**Task**
Which lines below fall between the one containing "Reproduce this chart with matplotlib." and the one containing "ax.yaxis.grid(True, color='#8a8a8a', linewidth=1.2, zorder=0)"? Repeat them exactly, counting both of those lines, and add nothing else.

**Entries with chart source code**
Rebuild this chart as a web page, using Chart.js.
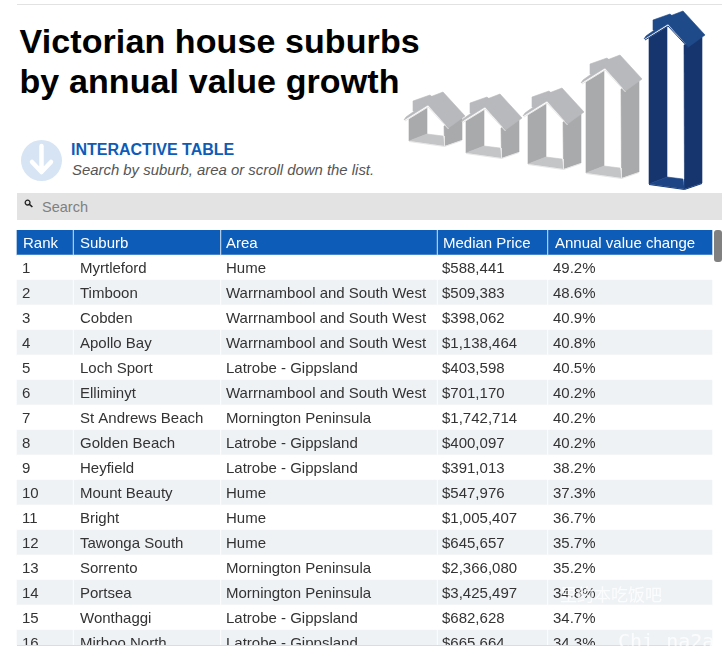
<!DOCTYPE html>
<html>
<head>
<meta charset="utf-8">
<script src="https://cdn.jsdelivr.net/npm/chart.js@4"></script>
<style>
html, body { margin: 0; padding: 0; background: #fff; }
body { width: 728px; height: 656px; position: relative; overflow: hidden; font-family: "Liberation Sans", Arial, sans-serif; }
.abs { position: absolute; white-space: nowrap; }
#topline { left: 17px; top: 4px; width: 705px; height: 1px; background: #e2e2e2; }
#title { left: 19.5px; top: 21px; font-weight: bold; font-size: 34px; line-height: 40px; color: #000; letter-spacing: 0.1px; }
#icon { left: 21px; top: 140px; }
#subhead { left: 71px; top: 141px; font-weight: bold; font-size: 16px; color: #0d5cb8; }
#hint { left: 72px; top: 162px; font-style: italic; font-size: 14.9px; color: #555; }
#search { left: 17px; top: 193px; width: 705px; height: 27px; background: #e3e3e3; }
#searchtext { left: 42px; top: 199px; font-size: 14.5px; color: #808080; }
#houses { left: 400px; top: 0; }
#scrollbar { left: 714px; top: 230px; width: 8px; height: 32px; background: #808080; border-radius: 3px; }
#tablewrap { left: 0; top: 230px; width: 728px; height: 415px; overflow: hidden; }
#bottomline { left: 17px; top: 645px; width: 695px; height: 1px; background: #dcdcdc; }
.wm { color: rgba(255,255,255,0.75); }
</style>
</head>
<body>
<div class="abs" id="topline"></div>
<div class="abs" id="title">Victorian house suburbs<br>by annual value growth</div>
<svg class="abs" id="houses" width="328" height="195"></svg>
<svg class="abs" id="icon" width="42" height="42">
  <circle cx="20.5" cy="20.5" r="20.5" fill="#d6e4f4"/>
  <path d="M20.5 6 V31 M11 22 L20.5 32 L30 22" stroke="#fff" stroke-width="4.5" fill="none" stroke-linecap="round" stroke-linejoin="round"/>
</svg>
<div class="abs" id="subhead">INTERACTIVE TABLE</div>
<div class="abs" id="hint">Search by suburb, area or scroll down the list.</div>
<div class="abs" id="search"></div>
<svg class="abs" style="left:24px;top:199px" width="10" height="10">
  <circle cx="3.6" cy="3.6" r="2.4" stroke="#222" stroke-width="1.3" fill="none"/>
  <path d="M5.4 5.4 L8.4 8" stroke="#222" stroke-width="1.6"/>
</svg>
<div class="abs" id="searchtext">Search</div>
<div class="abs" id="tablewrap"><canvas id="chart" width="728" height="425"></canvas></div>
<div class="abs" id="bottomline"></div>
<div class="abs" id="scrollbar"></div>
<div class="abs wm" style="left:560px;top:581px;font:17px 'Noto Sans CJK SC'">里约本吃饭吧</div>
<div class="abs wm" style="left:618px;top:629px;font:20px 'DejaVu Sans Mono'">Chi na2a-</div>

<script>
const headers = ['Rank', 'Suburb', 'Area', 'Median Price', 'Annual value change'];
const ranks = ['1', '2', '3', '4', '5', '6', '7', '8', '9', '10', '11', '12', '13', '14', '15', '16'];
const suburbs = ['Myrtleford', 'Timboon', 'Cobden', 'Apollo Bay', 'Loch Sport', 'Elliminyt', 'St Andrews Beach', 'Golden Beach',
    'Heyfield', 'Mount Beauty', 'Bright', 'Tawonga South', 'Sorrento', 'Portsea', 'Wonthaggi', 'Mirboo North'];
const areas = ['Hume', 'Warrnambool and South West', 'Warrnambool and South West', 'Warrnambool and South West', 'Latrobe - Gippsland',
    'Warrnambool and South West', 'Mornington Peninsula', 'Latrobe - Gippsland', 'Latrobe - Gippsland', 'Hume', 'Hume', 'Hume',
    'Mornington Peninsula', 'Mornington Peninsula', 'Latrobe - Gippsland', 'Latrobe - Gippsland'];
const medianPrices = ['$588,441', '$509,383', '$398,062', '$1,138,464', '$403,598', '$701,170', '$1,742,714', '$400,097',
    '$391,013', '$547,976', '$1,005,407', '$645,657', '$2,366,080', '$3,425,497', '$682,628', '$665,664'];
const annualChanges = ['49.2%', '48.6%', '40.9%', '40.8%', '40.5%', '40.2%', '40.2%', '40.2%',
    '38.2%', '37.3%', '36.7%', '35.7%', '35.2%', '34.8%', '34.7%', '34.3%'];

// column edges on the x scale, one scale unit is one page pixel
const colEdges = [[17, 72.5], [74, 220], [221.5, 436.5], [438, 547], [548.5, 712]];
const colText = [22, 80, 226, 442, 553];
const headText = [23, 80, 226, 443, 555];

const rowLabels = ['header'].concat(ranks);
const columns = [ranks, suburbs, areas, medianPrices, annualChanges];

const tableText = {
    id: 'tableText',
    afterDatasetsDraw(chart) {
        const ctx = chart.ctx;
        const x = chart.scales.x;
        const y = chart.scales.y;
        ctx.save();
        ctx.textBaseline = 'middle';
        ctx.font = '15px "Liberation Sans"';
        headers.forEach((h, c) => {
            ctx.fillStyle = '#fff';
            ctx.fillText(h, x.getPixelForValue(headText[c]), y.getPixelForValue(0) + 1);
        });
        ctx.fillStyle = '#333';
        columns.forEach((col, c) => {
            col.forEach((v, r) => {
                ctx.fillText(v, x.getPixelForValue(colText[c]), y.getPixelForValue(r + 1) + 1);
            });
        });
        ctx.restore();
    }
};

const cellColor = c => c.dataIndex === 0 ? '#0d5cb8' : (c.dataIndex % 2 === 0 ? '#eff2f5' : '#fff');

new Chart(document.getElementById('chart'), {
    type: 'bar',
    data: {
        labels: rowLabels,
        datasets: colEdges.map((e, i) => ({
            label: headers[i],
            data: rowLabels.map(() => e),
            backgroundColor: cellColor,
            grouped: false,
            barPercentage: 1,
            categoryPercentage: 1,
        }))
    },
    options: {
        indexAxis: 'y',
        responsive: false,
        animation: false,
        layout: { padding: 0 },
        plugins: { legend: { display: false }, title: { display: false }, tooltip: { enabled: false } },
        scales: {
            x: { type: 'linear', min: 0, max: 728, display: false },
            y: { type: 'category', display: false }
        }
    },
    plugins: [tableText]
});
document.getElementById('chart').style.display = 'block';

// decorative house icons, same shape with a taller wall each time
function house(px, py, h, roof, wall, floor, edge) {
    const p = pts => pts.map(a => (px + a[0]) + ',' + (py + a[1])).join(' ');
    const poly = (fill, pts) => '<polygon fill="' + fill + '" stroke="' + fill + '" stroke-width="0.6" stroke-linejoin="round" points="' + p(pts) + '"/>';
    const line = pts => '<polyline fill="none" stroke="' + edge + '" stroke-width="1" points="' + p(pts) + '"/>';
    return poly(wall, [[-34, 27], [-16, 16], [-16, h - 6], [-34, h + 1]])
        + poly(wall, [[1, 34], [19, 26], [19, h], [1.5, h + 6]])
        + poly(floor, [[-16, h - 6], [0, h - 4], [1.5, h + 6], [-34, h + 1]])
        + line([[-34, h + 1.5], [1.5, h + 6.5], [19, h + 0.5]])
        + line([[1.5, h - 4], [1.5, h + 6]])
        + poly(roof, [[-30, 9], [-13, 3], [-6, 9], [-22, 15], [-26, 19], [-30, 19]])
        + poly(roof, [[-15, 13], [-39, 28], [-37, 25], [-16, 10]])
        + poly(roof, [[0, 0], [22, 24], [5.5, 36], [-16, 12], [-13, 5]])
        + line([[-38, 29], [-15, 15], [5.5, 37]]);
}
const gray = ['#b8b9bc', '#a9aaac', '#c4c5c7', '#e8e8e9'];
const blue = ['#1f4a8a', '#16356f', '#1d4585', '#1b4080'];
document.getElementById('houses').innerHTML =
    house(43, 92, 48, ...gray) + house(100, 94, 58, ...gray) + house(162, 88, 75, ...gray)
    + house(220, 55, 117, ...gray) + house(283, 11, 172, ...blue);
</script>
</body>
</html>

...

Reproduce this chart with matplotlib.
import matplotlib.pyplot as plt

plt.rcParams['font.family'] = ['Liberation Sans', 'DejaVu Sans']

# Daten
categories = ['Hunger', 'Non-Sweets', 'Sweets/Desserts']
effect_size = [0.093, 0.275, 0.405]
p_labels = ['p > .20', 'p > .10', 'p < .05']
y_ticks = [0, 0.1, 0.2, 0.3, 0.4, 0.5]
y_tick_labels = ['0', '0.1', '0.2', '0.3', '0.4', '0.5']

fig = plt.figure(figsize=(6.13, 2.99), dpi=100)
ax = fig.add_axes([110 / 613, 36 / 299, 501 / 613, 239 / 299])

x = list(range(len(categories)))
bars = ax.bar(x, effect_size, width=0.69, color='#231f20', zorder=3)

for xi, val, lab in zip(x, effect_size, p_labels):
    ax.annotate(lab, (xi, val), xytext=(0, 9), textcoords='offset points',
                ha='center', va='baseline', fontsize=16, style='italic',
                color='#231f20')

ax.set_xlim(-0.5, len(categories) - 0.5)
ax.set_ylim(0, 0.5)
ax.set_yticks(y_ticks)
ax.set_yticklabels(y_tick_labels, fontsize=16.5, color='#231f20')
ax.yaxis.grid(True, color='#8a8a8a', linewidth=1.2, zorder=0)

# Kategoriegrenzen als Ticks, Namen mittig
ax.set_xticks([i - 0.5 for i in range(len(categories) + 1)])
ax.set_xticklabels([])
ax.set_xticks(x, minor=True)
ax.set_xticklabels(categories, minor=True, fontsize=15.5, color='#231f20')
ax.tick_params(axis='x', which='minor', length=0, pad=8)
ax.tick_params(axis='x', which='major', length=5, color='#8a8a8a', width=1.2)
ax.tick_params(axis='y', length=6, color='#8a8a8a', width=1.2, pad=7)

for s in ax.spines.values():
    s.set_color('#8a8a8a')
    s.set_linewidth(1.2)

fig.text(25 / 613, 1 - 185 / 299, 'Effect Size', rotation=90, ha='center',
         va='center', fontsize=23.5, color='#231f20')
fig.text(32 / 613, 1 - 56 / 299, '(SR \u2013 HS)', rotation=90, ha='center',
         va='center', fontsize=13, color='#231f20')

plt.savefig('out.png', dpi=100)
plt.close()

**Solved exercise**
Reproduce this chart with matplotlib.
import matplotlib.pyplot as plt

plt.rcParams['font.family'] = ['Liberation Sans', 'DejaVu Sans']

# Daten
categories = ['Hunger', 'Non-Sweets', 'Sweets/Desserts']
effect_size = [0.093, 0.275, 0.405]
p_labels = ['p > .20', 'p > .10', 'p < .05']
y_ticks = [0, 0.1, 0.2, 0.3, 0.4, 0.5]
y_tick_labels = ['0', '0.1', '0.2', '0.3', '0.4', '0.5']

fig = plt.figure(figsize=(6.13, 2.99), dpi=100)
ax = fig.add_axes([110 / 613, 36 / 299, 501 / 613, 239 / 299])

x = list(range(len(categories)))
bars = ax.bar(x, effect_size, width=0.69, color='#231f20', zorder=3)

for xi, val, lab in zip(x, effect_size, p_labels):
    ax.annotate(lab, (xi, val), xytext=(0, 9), textcoords='offset points',
                ha='center', va='baseline', fontsize=16, style='italic',
                color='#231f20')

ax.set_xlim(-0.5, len(categories) - 0.5)
ax.set_ylim(0, 0.5)
ax.set_yticks(y_ticks)
ax.set_yticklabels(y_tick_labels, fontsize=16.5, color='#231f20')
ax.yaxis.grid(True, color='#8a8a8a', linewidth=1.2, zorder=0)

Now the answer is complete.